— Aim —
Output the material word for word. Leave each picture out.
** BEGIN Supplied information **
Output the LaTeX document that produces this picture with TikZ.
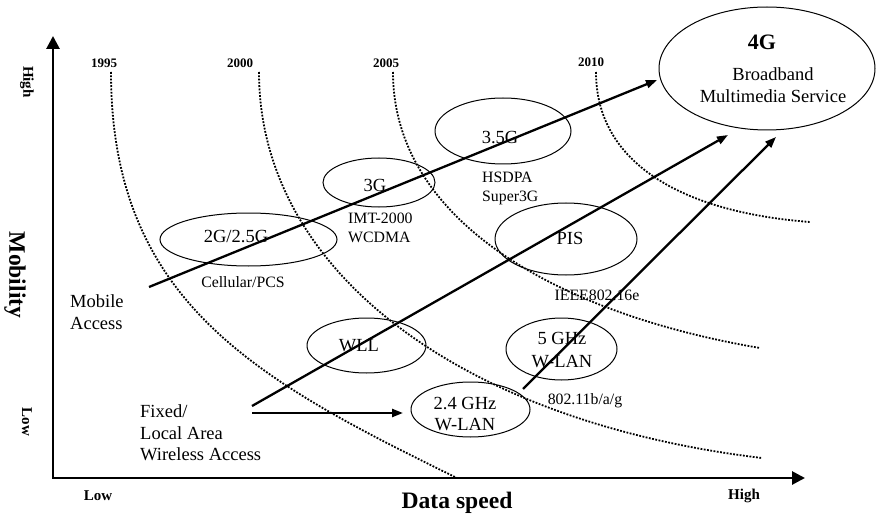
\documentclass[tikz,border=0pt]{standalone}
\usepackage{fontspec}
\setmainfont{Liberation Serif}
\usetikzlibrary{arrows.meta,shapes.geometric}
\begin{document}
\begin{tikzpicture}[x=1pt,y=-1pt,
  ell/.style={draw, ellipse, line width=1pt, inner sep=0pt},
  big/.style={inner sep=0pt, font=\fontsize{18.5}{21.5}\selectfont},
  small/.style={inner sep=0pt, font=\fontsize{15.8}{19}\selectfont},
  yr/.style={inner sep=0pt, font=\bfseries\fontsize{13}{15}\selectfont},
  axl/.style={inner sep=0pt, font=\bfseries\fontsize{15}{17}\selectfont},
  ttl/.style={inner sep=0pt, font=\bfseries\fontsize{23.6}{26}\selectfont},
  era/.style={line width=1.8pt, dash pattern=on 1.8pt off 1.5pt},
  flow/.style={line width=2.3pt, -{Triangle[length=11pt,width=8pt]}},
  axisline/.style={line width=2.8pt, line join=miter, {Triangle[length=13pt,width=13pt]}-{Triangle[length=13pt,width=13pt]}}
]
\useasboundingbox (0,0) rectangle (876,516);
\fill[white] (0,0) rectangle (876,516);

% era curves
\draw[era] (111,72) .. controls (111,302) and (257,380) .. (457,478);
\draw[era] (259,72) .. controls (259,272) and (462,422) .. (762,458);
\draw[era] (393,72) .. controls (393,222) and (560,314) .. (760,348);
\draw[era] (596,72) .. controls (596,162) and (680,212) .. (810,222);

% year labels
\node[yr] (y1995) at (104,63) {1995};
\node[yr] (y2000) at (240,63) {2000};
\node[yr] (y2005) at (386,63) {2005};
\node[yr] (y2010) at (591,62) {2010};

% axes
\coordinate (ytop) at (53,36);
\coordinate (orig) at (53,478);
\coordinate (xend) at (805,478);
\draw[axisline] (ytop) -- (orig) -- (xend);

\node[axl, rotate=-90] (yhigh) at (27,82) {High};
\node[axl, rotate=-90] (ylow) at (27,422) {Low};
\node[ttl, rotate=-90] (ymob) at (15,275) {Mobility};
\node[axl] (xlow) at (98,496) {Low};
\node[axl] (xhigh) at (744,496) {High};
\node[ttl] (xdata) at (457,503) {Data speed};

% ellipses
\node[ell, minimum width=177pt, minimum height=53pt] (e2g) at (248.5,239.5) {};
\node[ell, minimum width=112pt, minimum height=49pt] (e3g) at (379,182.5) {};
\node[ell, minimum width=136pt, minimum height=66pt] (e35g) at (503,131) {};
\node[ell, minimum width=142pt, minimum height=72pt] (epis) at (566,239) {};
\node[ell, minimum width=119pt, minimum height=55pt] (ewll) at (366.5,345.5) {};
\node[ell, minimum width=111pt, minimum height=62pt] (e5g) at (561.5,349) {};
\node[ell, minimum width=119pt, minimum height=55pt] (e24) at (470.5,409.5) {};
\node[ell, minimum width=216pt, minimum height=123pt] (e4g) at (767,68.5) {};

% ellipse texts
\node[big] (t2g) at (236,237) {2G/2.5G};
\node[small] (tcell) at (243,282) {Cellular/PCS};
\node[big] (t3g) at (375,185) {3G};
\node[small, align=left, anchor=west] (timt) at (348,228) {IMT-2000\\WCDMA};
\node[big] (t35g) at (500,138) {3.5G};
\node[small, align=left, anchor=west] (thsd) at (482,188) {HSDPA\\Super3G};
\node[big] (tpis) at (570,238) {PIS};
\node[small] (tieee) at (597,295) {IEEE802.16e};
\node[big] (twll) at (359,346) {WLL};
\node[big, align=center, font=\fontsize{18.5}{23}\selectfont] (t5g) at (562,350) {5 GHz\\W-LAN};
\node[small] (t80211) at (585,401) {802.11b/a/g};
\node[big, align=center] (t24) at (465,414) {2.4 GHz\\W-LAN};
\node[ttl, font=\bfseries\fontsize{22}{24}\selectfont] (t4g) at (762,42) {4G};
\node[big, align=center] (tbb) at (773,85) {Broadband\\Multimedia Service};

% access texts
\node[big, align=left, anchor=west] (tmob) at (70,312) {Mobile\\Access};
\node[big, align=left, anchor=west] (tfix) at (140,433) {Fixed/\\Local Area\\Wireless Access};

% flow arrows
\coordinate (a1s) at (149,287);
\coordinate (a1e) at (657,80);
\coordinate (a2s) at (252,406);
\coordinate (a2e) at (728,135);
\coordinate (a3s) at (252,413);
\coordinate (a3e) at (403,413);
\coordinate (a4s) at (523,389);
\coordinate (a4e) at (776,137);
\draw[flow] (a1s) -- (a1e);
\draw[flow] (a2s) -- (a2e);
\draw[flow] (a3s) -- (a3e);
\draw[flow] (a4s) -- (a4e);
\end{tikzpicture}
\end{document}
** END Supplied information **
— Solution —
Output the LaTeX document that produces this picture with TikZ.
\documentclass[tikz,border=0pt]{standalone}
\usepackage{fontspec}
\setmainfont{Liberation Serif}
\usetikzlibrary{arrows.meta,shapes.geometric}
\begin{document}
\begin{tikzpicture}[x=1pt,y=-1pt,
  ell/.style={draw, ellipse, line width=1pt, inner sep=0pt},
  big/.style={inner sep=0pt, font=\fontsize{18.5}{21.5}\selectfont},
  small/.style={inner sep=0pt, font=\fontsize{15.8}{19}\selectfont},
  yr/.style={inner sep=0pt, font=\bfseries\fontsize{13}{15}\selectfont},
  axl/.style={inner sep=0pt, font=\bfseries\fontsize{15}{17}\selectfont},
  ttl/.style={inner sep=0pt, font=\bfseries\fontsize{23.6}{26}\selectfont},
  era/.style={line width=1.8pt, dash pattern=on 1.8pt off 1.5pt},
  flow/.style={line width=2.3pt, -{Triangle[length=11pt,width=8pt]}},
  axisline/.style={line width=2.8pt, line join=miter, {Triangle[length=13pt,width=13pt]}-{Triangle[length=13pt,width=13pt]}}
]
\useasboundingbox (0,0) rectangle (876,516);
\fill[white] (0,0) rectangle (876,516);

% era curves
\draw[era] (111,72) .. controls (111,302) and (257,380) .. (457,478);
\draw[era] (259,72) .. controls (259,272) and (462,422) .. (762,458);
\draw[era] (393,72) .. controls (393,222) and (560,314) .. (760,348);
\draw[era] (596,72) .. controls (596,162) and (680,212) .. (810,222);

% year labels
\node[yr] (y1995) at (104,63) {1995};
\node[yr] (y2000) at (240,63) {2000};
\node[yr] (y2005) at (386,63) {2005};
\node[yr] (y2010) at (591,62) {2010};

% axes
\coordinate (ytop) at (53,36);
\coordinate (orig) at (53,478);
\coordinate (xend) at (805,478);
\draw[axisline] (ytop) -- (orig) -- (xend);

\node[axl, rotate=-90] (yhigh) at (27,82) {High};
\node[axl, rotate=-90] (ylow) at (27,422) {Low};
\node[ttl, rotate=-90] (ymob) at (15,275) {Mobility};
\node[axl] (xlow) at (98,496) {Low};
\node[axl] (xhigh) at (744,496) {High};
\node[ttl] (xdata) at (457,503) {Data speed};

% ellipses
\node[ell, minimum width=177pt, minimum height=53pt] (e2g) at (248.5,239.5) {};
\node[ell, minimum width=112pt, minimum height=49pt] (e3g) at (379,182.5) {};
\node[ell, minimum width=136pt, minimum height=66pt] (e35g) at (503,131) {};
\node[ell, minimum width=142pt, minimum height=72pt] (epis) at (566,239) {};
\node[ell, minimum width=119pt, minimum height=55pt] (ewll) at (366.5,345.5) {};
\node[ell, minimum width=111pt, minimum height=62pt] (e5g) at (561.5,349) {};
\node[ell, minimum width=119pt, minimum height=55pt] (e24) at (470.5,409.5) {};
\node[ell, minimum width=216pt, minimum height=123pt] (e4g) at (767,68.5) {};

% ellipse texts
\node[big] (t2g) at (236,237) {2G/2.5G};
\node[small] (tcell) at (243,282) {Cellular/PCS};
\node[big] (t3g) at (375,185) {3G};
\node[small, align=left, anchor=west] (timt) at (348,228) {IMT-2000\\WCDMA};
\node[big] (t35g) at (500,138) {3.5G};
\node[small, align=left, anchor=west] (thsd) at (482,188) {HSDPA\\Super3G};
\node[big] (tpis) at (570,238) {PIS};
\node[small] (tieee) at (597,295) {IEEE802.16e};
\node[big] (twll) at (359,346) {WLL};
\node[big, align=center, font=\fontsize{18.5}{23}\selectfont] (t5g) at (562,350) {5 GHz\\W-LAN};
\node[small] (t80211) at (585,401) {802.11b/a/g};
\node[big, align=center] (t24) at (465,414) {2.4 GHz\\W-LAN};
\node[ttl, font=\bfseries\fontsize{22}{24}\selectfont] (t4g) at (762,42) {4G};
\node[big, align=center] (tbb) at (773,85) {Broadband\\Multimedia Service};

% access texts
\node[big, align=left, anchor=west] (tmob) at (70,312) {Mobile\\Access};
\node[big, align=left, anchor=west] (tfix) at (140,433) {Fixed/\\Local Area\\Wireless Access};

% flow arrows
\coordinate (a1s) at (149,287);
\coordinate (a1e) at (657,80);
\coordinate (a2s) at (252,406);
\coordinate (a2e) at (728,135);
\coordinate (a3s) at (252,413);
\coordinate (a3e) at (403,413);
\coordinate (a4s) at (523,389);
\coordinate (a4e) at (776,137);
\draw[flow] (a1s) -- (a1e);
\draw[flow] (a2s) -- (a2e);
\draw[flow] (a3s) -- (a3e);
\draw[flow] (a4s) -- (a4e);
\end{tikzpicture}
\end{document}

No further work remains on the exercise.